Als er maar een, twee of drie clubs in een land serieus meedingen naar hoofdprijzen, betekent dat veel voor de ontwikkelingen van supportersaantallen, sponsorgelden en tv-rechten. Als voetbalclubs ondernemingen zijn, in juridische zin, dan wordt de concurrentie om supporters - de consumenten in de voetbalmarkt - en geld een ongelijke strijd. Het monopolie verschuift op nationaal niveau naar maar een paar teams, of zelfs maar één team. de rest maakt geen enkele kans meer. Nog los van de gevolgen op sportief gebied, dat is in strijd met Europese regels die de markt open moeten houden.

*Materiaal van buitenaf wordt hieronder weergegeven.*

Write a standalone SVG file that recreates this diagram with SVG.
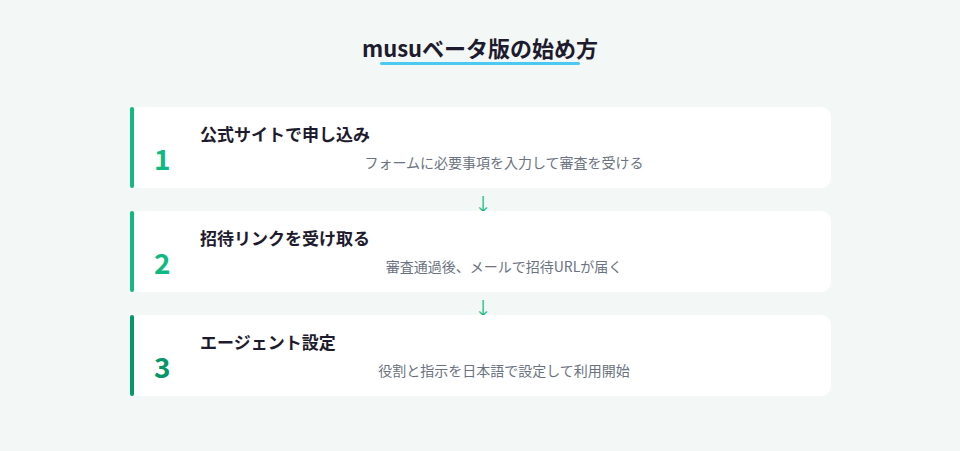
<svg xmlns="http://www.w3.org/2000/svg" width="960" height="451" viewBox="0 0 960 451">
<style>
.card{fill:#ffffff}
.bar{fill:#10b981}
.bar3{fill:#059669}
.num{font-family:"Noto Sans CJK JP","Noto Sans",sans-serif;font-weight:700;font-size:28px;fill:#10b981}
.num3{fill:#059669}
.ttl{font-family:"Noto Sans CJK JP",sans-serif;font-weight:700;font-size:17px;fill:#1e1b2e}
.desc{font-family:"Noto Sans CJK JP",sans-serif;font-size:14px;fill:#6b7280;text-anchor:middle}
.arr{font-family:"Noto Sans CJK JP",sans-serif;font-size:18px;fill:#10b981;text-anchor:middle}
</style>
<rect width="960" height="451" fill="#f3f8f6"/>
<g id="title">
<text x="480" y="57" text-anchor="middle" font-family="Noto Sans CJK JP, sans-serif" font-weight="700" font-size="22" fill="#1e1b2e">musuベータ版の始め方</text>
<rect x="380" y="62" width="200" height="3" rx="1.5" fill="#4cc9f0"/>
</g>
<g id="connectors">
<text class="arr" x="483" y="211">↓</text>
<text class="arr" x="483" y="315">↓</text>
</g>
<g id="step1">
<rect class="card" x="130" y="107" width="701" height="81" rx="10"/>
<rect class="bar" x="130" y="107" width="4" height="81" rx="2"/>
<text class="num" x="154" y="170">1</text>
<text class="ttl" x="200" y="141">公式サイトで申し込み</text>
<text class="desc" x="504" y="168">フォームに必要事項を入力して審査を受ける</text>
</g>
<g id="step2">
<rect class="card" x="130" y="211" width="701" height="81" rx="10"/>
<rect class="bar" x="130" y="211" width="4" height="81" rx="2"/>
<text class="num" x="154" y="274">2</text>
<text class="ttl" x="200" y="245">招待リンクを受け取る</text>
<text class="desc" x="504" y="272">審査通過後、メールで招待URLが届く</text>
</g>
<g id="step3">
<rect class="card" x="130" y="315" width="701" height="81" rx="10"/>
<rect class="bar3" x="130" y="315" width="4" height="81" rx="2"/>
<text class="num num3" x="154" y="378">3</text>
<text class="ttl" x="200" y="349">エージェント設定</text>
<text class="desc" x="504" y="376">役割と指示を日本語で設定して利用開始</text>
</g>
</svg>
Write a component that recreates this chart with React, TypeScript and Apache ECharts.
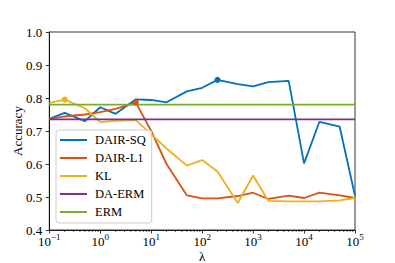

Het belang van dit soort modellen voor de grote voetbalclubs is helder. Zij oefenen, zo stelde Van der Burg, al een paar decennia druk uit op de UEFA met exit-dreigementen (sinds 1996). De UT-docent ziet een patroon: in de aanloop naar vergaderingen van de voetbalbond ballen de topclubs hun spierballen. En dat werkt. Telkens paste de UEFA de reglementen voor de Europese competities aan om hen binnenboord te houden. Uiteraard in het voordeel van de topclubs.
Maar die belangen reiken verder, zo vermoedt Van der Burg, dan de voetballerij. Harde bewijzen heeft hij niet - gekonkelfoesd wordt er nooit voor het oog van de camera - maar ook voor partijen als Amazon en Google zijn de grote sportcompetities interessant. Zo kocht Amazon vorige maand de exclusieve mediarechten voor het belangrijkste Amerikaanse Football-programma Thursday Night Football voor een som van 1 miljard per jaar, tot en met 2033.
De sporteconoom acht een scenario waarin dit soort mondiale spelers de grote Europese clubs in meer of mindere mate beïnvloeden denkbaar. Daarmee zou het om nog grotere belangen draaien en verdwijnen de belangen van de mindere goden - of dat nou het voetbal in het algemeen, de voetbalsupporters of de kleinere clubs gaat - nog meer naar de achtergrond.